Being a non-profit, the organization is also going to try to get grants from the state and other organizations to help with the building project, McKeel said. The club is planning to have a swap meet in September to raise funds for the park project, too.

"It is going to be a museum/meeting place for the club," he said. "Right now we are meeting at Waynesborough Park."

The club meets on the first Thursday night of the month at 7 p.m., except in May and July. The May meeting is held on the Thursday prior to the start of Antique Farm Equipment Days. It is not held in July because of a large show in Denton.

The club has members from Apex to Newport to Wilmington to New York, he said.
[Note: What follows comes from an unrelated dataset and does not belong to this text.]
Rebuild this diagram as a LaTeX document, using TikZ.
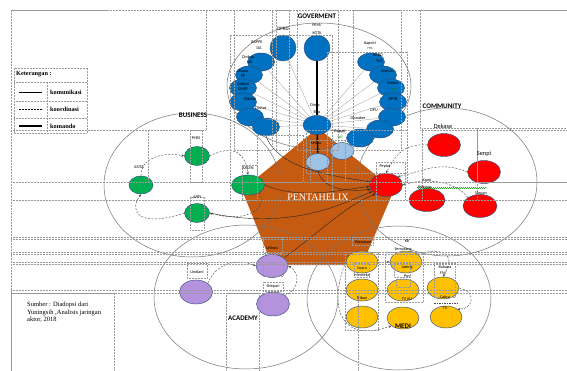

"We have a real good crowd of people, and we all have an expertise in something whether it be tractors or equipment, motors," McKeel said. "If somebody is looking a part, somebody will know somebody who's got one.

"We have over 100 members, and you do not have to have an old piece of equipment or old machine or anything like that. You just need to have the interest because a lot of people today, all they know is computers. There is no computer nowhere around this stuff. As a matter of fact it (equipment) couldn't be built today, OSHA wouldn't let them."